I’ll come back to the wines we tasted in the tasting room later, following the tasting we had lunch in one of the loveliest settings I’ve experienced – on the terrace of their restaurant, overlooking the hills interspersed with vineyards and forests.  It was a glorious afternoon, and a joy to be eating outside – a fish tartare, pork belly and an apricot sorbet, accompanied by a 2017 Sauvignon Blanc in double magnum.

It was a very short drive from Sattlerhof to our afternoon visit, at Lackner Tinnacher, where we were greeted by Katharina Tinnacher.  She explained that the area had been very poor until about 35 years ago, with many people leaving their small farms to work in the cities.  In the 1920s her grandfather had decided to focus on wine, and created a vine nursery.  In 1970s her parents married and combined the vineyards from both families.  She took over in her mid 20s, having studied engineering, and developed the estate in a similar approach to the Sattlers – 28ha of organic vineyards, interspersed with 30ha of forests, and a focus on reducing yield to achieve greater concentration and quality, using native yeasts in order to express the terroir rather than to hit international expectations of what a wine should taste like. 

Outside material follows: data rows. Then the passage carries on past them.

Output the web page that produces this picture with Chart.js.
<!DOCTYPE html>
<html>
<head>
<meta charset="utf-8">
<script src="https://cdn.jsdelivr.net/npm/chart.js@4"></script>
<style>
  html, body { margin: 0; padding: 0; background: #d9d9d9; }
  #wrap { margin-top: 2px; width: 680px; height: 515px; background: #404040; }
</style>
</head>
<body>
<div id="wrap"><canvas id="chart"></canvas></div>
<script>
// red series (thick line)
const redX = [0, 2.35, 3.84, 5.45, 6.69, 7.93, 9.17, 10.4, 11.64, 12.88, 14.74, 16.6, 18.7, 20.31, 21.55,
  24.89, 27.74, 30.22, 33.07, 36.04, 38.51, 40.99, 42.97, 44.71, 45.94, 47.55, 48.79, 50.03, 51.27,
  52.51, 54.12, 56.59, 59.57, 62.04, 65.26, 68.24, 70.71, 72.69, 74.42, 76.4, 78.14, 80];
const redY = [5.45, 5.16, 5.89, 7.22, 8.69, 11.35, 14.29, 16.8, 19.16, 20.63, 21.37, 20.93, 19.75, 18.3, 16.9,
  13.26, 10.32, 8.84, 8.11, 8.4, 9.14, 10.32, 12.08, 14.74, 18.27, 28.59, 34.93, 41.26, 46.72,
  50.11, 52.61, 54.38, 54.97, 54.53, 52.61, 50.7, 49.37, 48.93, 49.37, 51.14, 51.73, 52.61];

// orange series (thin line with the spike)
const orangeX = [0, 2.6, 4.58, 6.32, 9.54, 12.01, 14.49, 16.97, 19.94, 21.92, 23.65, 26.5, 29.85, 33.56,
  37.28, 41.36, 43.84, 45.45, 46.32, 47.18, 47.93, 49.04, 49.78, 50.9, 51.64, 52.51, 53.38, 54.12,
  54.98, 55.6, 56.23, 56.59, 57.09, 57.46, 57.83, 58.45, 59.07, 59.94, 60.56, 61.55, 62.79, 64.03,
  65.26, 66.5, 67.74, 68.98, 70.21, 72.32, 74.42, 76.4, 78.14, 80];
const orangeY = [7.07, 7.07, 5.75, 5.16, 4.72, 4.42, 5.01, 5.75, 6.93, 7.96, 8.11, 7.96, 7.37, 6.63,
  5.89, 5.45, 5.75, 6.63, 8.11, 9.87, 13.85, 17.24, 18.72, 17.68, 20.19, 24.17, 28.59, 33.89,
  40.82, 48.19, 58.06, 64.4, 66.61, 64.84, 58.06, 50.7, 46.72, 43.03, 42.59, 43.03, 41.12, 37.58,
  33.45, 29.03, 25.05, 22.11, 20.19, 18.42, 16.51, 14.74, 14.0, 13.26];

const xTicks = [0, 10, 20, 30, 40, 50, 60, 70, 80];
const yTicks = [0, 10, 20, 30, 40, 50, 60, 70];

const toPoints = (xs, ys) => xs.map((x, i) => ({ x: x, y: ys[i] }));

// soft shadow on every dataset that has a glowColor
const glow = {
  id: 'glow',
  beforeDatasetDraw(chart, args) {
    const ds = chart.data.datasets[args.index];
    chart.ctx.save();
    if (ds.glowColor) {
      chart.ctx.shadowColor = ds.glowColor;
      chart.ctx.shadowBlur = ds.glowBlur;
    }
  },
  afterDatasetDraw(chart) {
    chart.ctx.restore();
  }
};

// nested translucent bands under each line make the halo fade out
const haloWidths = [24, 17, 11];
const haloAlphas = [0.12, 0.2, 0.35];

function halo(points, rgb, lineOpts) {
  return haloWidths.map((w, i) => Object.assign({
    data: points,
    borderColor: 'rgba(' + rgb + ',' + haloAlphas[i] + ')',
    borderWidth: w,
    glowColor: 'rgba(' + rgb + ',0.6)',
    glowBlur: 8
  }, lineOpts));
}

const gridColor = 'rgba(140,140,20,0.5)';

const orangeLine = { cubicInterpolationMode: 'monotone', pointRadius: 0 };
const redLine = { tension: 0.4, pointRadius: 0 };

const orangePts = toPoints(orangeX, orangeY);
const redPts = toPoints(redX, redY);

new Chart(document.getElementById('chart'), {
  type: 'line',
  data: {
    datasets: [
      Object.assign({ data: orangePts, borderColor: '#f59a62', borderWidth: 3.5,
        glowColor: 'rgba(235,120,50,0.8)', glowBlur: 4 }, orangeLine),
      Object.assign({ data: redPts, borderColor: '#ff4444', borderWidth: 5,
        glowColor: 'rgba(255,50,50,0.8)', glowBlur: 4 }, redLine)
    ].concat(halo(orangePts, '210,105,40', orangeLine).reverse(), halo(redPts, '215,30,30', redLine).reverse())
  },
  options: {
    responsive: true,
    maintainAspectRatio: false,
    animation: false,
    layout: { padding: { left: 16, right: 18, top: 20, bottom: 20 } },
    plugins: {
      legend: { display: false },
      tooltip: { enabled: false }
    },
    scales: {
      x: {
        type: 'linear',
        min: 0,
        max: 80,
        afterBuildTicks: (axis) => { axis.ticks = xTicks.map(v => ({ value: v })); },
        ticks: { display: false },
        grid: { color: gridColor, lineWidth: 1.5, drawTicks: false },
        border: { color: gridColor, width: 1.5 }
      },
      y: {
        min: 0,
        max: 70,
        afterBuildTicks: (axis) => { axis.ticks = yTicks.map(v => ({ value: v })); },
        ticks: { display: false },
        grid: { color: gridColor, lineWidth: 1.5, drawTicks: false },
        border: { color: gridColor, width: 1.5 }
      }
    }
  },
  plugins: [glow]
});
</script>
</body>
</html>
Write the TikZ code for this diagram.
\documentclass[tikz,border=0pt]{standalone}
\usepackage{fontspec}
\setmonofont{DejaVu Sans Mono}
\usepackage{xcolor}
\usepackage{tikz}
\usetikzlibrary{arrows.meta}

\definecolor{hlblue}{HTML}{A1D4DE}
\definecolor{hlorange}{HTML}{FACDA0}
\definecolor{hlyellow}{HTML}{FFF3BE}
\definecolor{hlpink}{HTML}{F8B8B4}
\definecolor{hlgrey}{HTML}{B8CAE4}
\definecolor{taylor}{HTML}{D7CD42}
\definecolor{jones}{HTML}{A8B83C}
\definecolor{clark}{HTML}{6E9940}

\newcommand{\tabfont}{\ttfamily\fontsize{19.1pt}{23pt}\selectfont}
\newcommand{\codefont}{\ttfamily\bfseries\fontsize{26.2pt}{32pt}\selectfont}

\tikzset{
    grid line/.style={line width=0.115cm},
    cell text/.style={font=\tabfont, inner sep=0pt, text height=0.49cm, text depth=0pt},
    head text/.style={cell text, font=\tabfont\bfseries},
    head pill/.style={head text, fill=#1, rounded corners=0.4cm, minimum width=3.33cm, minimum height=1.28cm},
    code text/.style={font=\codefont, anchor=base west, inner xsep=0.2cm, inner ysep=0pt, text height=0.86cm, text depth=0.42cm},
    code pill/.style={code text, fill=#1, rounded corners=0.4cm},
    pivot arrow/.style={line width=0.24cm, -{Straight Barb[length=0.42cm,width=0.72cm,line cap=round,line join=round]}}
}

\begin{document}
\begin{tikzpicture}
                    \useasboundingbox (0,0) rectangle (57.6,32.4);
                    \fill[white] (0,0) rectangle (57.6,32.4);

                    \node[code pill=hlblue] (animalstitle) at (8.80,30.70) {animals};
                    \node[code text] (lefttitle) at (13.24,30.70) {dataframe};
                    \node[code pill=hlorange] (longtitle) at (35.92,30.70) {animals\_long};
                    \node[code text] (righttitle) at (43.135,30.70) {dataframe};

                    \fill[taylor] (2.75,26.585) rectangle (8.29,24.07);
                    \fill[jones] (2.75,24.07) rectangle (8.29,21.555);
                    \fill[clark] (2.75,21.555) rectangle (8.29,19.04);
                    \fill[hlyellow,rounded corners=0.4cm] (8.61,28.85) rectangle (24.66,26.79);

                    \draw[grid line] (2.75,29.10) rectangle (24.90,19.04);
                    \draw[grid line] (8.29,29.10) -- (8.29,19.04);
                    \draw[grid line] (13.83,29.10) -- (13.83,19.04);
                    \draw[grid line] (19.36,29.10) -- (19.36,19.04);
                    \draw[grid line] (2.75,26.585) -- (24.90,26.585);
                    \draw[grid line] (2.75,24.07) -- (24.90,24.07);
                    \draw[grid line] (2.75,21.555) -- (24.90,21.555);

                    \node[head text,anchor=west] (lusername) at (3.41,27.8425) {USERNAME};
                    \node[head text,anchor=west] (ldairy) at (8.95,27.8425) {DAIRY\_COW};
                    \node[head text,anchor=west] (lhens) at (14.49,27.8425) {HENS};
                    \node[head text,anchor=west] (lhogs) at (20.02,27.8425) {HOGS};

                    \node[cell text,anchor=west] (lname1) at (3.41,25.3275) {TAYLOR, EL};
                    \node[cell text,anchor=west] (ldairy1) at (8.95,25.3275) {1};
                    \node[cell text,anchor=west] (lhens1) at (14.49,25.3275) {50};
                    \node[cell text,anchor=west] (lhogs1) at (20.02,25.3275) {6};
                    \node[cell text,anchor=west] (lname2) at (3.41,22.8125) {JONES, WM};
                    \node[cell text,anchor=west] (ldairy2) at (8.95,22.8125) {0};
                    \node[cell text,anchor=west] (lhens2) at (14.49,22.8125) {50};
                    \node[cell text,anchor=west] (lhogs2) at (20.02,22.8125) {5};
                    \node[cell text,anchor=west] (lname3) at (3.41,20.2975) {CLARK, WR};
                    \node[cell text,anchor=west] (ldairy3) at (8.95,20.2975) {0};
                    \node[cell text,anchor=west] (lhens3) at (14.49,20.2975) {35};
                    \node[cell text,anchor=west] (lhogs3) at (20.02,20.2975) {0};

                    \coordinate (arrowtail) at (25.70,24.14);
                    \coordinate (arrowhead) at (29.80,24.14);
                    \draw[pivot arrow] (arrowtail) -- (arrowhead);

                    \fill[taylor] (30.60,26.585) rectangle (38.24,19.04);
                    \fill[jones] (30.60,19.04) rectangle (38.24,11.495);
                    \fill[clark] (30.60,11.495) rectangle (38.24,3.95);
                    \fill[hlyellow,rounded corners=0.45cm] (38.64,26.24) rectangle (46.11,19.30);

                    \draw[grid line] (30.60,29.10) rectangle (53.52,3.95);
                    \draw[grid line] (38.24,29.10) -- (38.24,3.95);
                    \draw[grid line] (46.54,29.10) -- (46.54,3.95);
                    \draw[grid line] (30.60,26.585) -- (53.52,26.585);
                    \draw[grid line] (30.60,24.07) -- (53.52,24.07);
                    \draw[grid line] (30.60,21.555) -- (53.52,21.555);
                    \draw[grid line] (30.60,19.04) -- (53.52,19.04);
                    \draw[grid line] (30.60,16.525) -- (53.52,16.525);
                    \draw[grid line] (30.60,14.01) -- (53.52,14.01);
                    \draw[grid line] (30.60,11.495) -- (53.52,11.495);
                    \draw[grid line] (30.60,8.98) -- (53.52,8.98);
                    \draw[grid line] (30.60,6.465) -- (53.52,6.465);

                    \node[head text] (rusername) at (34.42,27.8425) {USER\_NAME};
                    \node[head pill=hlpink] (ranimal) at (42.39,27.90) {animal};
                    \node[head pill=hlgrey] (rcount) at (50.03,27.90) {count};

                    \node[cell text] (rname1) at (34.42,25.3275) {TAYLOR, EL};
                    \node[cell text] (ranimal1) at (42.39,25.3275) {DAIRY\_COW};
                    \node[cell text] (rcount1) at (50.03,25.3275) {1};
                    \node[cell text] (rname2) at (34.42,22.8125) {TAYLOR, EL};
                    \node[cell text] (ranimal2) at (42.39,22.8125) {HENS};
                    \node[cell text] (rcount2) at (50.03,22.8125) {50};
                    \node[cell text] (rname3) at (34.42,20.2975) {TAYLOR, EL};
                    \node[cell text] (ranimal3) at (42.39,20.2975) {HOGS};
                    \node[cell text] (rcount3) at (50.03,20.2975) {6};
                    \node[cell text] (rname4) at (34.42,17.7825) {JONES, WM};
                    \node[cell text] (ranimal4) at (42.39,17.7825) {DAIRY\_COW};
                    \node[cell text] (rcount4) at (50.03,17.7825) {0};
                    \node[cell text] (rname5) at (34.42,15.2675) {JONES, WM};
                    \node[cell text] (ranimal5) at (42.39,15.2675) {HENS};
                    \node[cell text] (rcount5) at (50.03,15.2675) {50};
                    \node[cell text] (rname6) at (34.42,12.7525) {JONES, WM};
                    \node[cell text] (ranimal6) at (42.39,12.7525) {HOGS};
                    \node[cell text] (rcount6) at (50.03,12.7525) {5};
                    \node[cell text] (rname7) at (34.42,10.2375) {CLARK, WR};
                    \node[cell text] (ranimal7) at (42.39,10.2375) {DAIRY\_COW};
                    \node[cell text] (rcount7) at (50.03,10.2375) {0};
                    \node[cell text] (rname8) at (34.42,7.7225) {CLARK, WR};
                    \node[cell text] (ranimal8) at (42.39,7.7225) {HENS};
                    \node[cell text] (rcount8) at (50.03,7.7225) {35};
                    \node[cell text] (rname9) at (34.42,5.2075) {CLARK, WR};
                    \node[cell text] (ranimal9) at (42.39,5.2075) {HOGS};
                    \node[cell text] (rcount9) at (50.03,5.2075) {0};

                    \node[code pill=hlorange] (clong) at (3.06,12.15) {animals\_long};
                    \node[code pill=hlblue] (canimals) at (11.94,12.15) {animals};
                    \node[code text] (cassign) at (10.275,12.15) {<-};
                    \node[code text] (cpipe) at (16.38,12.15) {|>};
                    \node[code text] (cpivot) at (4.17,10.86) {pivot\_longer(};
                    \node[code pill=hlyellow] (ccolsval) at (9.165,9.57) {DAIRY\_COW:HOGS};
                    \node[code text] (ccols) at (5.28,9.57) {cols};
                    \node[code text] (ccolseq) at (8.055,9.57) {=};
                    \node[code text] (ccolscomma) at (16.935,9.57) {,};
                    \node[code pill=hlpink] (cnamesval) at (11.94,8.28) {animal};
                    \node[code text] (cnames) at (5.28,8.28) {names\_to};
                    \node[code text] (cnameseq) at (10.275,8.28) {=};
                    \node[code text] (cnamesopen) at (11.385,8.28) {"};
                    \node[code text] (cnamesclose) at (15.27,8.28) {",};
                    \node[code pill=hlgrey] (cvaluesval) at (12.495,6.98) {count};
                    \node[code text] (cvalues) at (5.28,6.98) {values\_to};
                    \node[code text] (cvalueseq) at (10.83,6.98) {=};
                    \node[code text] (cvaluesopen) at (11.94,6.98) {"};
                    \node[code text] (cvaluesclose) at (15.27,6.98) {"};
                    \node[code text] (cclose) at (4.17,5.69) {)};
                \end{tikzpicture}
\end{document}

In the winery, surrounded by more silverware, Katharina described two of her vineyards.  Flamburg (originally in her father’s family and 25km to the north) is so steep that it can only be worked by hand (it would appear this means one hand because the other one would be hanging on to avoid plummeting down the slope), has limestone fossil rich soil, and a very cool climate.  Welles (originally in her mother’s family) is nearby, slightly less steep, with nearly pure gravel subsoil. 

Katharina had to leave our group in order to get on with the day job (preparing for the big Austrian wine fair that was about to start), and left us in the capable hands of Flora to complete our tasting.  Irene had done the same thing at Sattlerhof on behalf of Alexander.

At both estates we tasted a progression of quality levels of Sauvignon Blanc, from regional wines to Village wines to single vineyard wines.  Whereas the simpler wines had lovely freshness and fruit, the Village wines brought greater complexity and texture and the Ried wines, some of which were oaked, had very complex flavours.  The Lackner Tinnacher wines were more austere (in a good way – very elegant and with lovely minerality), the Sattlerhof wines had somewhat more fruit character, and different people preferred one or other estate.  But all agreed they were of phenomenal quality and brought a new aspect to Sauvignon Blanc that we had not tasted in wines from the Loire, New Zealand or other new world regions.  Sattlerhof’s Auslese Sauvignon Blanc was a delight, 

At Sattlerhof we also enjoyed a Muscat, which had lovely minerality, and a barrel fermented and aged single vineyard Chardonnay, with fabulous smoky caramel notes, but beautiful minerality, Lackner Tinacher.  At Sattlerhof we kicked off with a Welschriesling, again displaying lovely minerality, and then three white wines with some oak influence – a Weissburgunder, a Chardonnay and a Pinot Gris, all excellent.

Despite knowing we had a long coach journey back, we were very reluctant to leave this beautiful place, and lovely people.